La otra facción peronista era básicamente la triple A creada por José López Rega, conformada por policías expulsados del cuerpo al ser considerados violentos incluso por los mismos militares que gobernaban antes de 1973. Los que, junto a grupúsculos de ideología fascista, terminarían conformando los “grupos de tarea” con que los militares del proceso llevaron a cabo las tareas más escalofriantes de la guerra sucia.

Todo increíble y delirante. Así como en 1973 la Argentina entera quería la democracia plena, en 1975/6 los sectores en pugna del gobierno democrático querían el golpe contra Isabel para poder pelear mejor entre ellos, mientras se mataban entre sí, todos al grito de “Viva Perón”. A su vez, los ciudadanos comunes (incluido gran parte de los peronistas) estaban ya hartos de ese caos generalizado y poca resistencia pondrían a un conato militar, al que suponían sería más o menos igual a los anteriores.

Las fuerzas armadas dejaron hacer mientras planificaban el momento apropiado para retomar al poder, que fue precisamente el 24 de marzo de 1976. A partir de ese día lo esencial que hicieron fue “institucionalizar” la violencia reinante y asumirla enteramente ellas, pero no para detenerla sino para profundizarla hasta sus últimos extremos aunque ya no en las calles de la república sino en las catacumbas de la dictadura. Un genocidio terrible se forjó en los sótanos del país mientras cubrían con una pátina de fingida normalidad el país visible. No se reorganizó la nación como decían, sino que se reorganizó la masacre. Cualquiera podía ser detenido-desaparecido, por razones políticas, por ajuste de cuentas o hasta porque su esposa fuera amante de un militar.

En 1973 se suponía que la Argentina de los desencuentros moría y nacía la del reencuentro. Pero en 1976 supimos que no nació nada sino que moría un país perfectible y lo reemplazaba el horror de una especie de apocalipsis terrenal del cual aún estamos viviendo sus efectos.

Muchos dicen que fue precisamente entre el rodrigazo de 1975 y el golpe de 1976 el tiempo en el que se “jodió la Argentina”, tanto la Argentina liberal de 1852/1880 como la de masas de 1916/ 1945. Ese gran país de clase media que entre todos construimos y que, aún con sus grandes imperfecciones, sobrevivió hasta que se iniciaron los fatídicos años 70, donde también retornaría la pobreza estructural que aún nos invade sin dejar de crecer.
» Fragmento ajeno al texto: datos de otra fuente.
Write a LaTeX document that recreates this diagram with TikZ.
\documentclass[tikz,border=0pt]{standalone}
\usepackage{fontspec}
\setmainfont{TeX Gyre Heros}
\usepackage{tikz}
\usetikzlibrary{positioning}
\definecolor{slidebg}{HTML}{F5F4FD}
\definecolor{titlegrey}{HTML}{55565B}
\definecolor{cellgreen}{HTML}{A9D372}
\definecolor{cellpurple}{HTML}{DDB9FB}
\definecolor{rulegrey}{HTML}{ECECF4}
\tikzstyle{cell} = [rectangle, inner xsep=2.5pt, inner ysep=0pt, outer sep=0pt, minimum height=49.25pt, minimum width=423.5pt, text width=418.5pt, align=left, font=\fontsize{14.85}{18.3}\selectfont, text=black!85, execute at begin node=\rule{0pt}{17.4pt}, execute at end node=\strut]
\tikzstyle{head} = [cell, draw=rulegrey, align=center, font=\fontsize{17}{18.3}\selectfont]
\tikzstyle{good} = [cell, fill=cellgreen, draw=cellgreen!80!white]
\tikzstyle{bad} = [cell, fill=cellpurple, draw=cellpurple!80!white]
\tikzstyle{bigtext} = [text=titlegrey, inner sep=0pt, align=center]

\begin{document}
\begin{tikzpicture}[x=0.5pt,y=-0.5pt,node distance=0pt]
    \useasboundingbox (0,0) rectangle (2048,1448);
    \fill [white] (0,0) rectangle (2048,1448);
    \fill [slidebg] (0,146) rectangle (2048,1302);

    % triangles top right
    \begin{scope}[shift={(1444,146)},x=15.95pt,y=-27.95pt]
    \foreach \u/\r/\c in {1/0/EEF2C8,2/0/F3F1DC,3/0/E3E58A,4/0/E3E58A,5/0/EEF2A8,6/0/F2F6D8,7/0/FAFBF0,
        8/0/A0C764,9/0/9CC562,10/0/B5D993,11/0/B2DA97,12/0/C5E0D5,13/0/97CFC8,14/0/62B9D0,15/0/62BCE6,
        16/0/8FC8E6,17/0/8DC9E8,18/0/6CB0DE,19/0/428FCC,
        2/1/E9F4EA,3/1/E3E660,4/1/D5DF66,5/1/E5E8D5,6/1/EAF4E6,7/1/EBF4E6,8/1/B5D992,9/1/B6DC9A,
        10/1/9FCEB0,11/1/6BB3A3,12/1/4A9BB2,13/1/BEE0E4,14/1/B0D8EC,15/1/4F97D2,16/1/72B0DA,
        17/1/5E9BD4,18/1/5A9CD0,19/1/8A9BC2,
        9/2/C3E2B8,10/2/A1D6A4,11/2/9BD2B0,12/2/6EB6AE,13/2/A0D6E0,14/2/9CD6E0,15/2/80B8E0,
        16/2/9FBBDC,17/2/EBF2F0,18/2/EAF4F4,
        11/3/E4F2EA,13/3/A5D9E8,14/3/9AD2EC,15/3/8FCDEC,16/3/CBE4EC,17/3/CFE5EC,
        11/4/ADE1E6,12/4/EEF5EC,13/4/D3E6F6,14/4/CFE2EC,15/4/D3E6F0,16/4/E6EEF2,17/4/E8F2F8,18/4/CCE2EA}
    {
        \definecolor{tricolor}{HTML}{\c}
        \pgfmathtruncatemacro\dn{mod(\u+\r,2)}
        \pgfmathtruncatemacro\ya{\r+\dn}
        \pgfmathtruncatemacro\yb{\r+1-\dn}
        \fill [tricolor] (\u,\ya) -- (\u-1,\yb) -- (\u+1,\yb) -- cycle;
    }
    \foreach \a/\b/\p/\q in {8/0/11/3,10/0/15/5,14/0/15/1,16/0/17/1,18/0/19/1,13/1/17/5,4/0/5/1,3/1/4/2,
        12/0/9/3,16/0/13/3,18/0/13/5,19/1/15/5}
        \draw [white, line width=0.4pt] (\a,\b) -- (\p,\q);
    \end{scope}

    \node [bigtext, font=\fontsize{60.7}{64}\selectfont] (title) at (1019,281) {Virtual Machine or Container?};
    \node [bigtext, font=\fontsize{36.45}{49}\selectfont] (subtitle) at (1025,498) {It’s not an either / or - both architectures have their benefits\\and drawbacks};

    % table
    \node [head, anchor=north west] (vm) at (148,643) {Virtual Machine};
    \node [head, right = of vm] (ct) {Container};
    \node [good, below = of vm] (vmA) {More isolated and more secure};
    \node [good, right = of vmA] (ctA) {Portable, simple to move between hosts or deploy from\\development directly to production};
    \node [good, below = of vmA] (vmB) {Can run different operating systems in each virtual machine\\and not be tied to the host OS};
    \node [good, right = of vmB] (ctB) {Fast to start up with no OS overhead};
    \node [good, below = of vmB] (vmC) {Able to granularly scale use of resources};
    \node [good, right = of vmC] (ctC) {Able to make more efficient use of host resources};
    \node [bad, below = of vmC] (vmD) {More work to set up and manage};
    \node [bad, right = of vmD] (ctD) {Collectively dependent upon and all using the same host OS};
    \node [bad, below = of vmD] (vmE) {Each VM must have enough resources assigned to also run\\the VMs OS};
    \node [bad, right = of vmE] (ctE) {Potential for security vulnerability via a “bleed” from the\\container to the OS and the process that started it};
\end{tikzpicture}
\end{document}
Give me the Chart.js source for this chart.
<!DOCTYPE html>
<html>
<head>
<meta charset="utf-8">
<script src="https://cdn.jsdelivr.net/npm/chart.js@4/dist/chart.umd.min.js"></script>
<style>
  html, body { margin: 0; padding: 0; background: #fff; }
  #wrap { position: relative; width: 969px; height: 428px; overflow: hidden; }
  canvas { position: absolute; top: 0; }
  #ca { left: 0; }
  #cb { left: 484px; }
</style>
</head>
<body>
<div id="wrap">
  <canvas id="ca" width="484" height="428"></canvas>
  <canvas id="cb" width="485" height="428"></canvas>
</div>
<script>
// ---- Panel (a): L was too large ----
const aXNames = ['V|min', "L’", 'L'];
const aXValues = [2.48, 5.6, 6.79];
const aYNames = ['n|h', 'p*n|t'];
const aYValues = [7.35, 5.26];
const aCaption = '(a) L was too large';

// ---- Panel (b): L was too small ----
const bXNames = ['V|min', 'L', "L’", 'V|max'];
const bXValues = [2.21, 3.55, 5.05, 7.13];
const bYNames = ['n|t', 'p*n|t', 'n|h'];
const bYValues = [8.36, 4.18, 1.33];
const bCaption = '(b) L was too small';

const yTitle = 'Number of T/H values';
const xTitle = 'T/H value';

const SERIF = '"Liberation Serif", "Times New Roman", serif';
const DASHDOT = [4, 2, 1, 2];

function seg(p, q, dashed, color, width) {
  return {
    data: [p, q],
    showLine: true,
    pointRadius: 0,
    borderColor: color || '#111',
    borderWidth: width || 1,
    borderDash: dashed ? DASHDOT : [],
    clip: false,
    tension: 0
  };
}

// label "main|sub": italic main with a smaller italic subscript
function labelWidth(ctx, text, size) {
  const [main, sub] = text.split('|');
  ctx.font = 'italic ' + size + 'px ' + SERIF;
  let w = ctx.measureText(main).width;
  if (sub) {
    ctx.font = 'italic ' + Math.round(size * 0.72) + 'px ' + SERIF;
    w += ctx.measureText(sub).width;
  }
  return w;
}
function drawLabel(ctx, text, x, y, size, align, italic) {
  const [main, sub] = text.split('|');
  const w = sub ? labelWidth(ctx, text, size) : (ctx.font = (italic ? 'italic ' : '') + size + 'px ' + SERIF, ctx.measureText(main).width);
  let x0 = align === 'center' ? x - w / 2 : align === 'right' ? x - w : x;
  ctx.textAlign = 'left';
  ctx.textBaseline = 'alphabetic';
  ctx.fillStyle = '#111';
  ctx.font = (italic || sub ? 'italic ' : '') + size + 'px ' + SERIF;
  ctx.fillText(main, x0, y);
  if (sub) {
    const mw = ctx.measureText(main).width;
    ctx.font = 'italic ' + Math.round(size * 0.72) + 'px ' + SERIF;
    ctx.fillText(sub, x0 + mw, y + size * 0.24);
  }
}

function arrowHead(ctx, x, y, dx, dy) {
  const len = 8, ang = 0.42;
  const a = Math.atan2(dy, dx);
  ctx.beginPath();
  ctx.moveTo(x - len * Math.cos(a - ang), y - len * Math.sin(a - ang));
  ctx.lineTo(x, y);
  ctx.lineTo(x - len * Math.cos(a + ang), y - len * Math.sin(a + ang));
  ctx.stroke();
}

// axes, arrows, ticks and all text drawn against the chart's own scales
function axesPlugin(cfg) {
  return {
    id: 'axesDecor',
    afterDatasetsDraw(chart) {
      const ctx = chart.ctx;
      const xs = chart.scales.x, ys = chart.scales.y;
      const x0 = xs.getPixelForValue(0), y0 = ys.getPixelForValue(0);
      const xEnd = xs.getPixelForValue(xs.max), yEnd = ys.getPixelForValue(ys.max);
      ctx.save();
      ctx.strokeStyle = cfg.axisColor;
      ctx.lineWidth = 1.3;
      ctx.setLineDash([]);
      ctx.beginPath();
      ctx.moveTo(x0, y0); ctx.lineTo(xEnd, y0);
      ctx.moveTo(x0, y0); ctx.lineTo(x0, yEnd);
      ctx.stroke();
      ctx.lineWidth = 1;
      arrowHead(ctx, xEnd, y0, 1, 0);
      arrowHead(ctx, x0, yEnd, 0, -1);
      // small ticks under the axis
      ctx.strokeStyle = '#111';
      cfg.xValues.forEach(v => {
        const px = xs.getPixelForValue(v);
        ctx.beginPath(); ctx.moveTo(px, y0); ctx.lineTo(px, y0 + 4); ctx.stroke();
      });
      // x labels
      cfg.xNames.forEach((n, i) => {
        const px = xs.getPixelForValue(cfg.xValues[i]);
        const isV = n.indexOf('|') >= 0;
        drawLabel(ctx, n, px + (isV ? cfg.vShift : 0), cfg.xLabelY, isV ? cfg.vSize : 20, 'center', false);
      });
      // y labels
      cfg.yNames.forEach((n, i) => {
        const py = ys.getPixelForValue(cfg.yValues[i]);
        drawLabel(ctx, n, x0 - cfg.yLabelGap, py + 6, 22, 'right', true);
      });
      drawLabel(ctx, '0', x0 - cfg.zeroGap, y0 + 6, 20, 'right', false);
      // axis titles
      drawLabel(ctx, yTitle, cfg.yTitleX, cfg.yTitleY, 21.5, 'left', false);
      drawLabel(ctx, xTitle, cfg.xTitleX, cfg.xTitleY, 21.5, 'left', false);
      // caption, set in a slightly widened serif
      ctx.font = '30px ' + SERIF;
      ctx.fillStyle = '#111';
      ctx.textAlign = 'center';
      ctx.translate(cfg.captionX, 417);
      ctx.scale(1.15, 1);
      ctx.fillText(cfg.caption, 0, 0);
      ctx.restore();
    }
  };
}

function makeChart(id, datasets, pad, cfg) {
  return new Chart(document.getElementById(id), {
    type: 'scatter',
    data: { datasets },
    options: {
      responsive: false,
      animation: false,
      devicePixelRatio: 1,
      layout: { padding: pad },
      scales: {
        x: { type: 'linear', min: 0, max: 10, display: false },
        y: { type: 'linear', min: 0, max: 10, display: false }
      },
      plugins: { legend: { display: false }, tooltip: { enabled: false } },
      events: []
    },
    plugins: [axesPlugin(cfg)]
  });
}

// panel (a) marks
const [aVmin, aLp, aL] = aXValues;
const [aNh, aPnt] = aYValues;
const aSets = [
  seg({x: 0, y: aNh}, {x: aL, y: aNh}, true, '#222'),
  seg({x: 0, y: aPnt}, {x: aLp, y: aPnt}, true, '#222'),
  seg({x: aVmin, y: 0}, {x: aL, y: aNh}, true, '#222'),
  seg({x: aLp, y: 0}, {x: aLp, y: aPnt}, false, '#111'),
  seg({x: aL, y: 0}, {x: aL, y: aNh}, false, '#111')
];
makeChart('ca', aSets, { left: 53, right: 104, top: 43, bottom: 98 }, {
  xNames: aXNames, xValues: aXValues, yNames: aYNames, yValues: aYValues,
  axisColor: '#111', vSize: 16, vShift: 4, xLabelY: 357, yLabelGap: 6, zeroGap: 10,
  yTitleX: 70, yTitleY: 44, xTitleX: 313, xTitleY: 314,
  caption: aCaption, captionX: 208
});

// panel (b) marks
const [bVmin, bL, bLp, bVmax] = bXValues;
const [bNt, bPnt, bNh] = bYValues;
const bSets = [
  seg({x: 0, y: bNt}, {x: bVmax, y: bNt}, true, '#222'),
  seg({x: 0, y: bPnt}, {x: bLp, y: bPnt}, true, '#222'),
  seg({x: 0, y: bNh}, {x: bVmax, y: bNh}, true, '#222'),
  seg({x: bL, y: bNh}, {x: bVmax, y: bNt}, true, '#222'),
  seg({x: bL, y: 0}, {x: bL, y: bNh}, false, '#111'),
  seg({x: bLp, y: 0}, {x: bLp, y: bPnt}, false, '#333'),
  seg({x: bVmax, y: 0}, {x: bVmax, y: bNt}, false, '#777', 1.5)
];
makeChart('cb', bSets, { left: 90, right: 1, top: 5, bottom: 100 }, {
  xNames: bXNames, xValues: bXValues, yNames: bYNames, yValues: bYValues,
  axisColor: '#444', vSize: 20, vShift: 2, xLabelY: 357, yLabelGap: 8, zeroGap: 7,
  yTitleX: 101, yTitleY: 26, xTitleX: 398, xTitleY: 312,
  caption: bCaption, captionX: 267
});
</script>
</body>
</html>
El Apocalipsis surgió tras el rostro de unos criminales que después de que hicieron todo el mal posible se liquidaron políticamente a sí mismos con una guerra delirante cuyo fracaso estrepitoso permitió el renacer de la democracia, que ya lleva 40 años y si bien aún no pudo económicamente ni siquiera hacer retornar el país a los niveles anteriores a la década del 70, sí garantiza la vida y la libertad que los apocalípticos nos negaron.

Ahora de lo que se trata es de llegar a concretar, sobre todo, las dos grandes tareas insatisfechas en 1973 y 1983: la de una democracia que una a los argentinos en vez de dividirlos como se soñó el 25 de mayo de 1973 y la de una democracia con la que se pueda educar, comer y curar como se soñó el 10 de diciembre de 1983.

Para que esos sueños inconclusos, al realizarse, permitan apagar los fuegos aún refulgentes de ese 24 de marzo de 1976 cuando el infierno se instaló en la Argentina.